Subí Gran Vía arriba, torcí por Preciados, atravesé Sol, enfilé Postas y me planté en Plaza Mayor a ver si encontraba a Chencho en los belenes.

No estaba. Habrá que creer a Pepe Isbert. Se ha perdido Chencho. Y con él todos un poco.

Solo había bolsas y empujones, y el brillo mate del empedrado y las puertas de los bares sumidas en un caos prenavideño de cabeza de gamba, cava barato y amistad de cartón piedra. España es prenavideña tan solo desde mediados de noviembre pero que nadie se preocupe, llegará un día en que lo será desde finales de agosto. Somos así de previsores. Sobre todo para las compras. Que por encima de cualquier poder fáctico de este país –partidos, clubes de fútbol, bancos, medios de comunicación, Conferencia Episcopal o directivos de televisión- asome incólume el bastón de mando de El Corte Inglés no debe sorprendernos. Somos un pueblo comprador. De vender tampoco vamos mancos: aquí se vende a la propia madre a cambio de una gestión, de una triste promesa, de un a lo mejor.
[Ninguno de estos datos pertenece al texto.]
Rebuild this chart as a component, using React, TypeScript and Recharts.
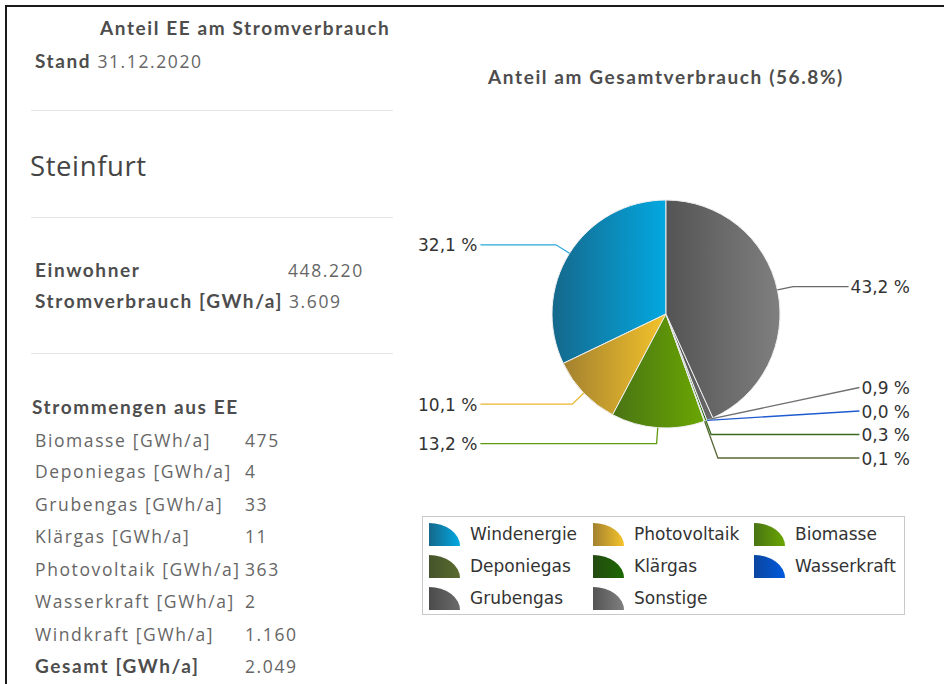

La cadena SER emitió el día de Navidad una adaptación de La gran familia, aquella película de 1962 dirigida por Fernando Palacios pero parida por Pedro Masó, declarada “de interés nacional” por Franco y cuya virtud más inexplicable es que todas las situaciones, por esperpénticas y tristes que sean, desembocan en ríos de espumillón dorado. Los Alonso son como Atila: “Donde pisa mi caballo no vuelve a crecer la hierba”. Todo el mundo es bueno, todos los días son domingo, la mujer en casa y Dios en la de todos. Ea.

Uno no entiende por qué, siendo tan carpetovetónicamente bienintencionada, sigue viendo La gran familia. Igual es que soy masoca. Pero mírenla, escúchenla y reflexionen. Permítanse un algodón de azúcar por muy duros que sean. Y no griten tanto, y no empujen. ¡Chenchooooo!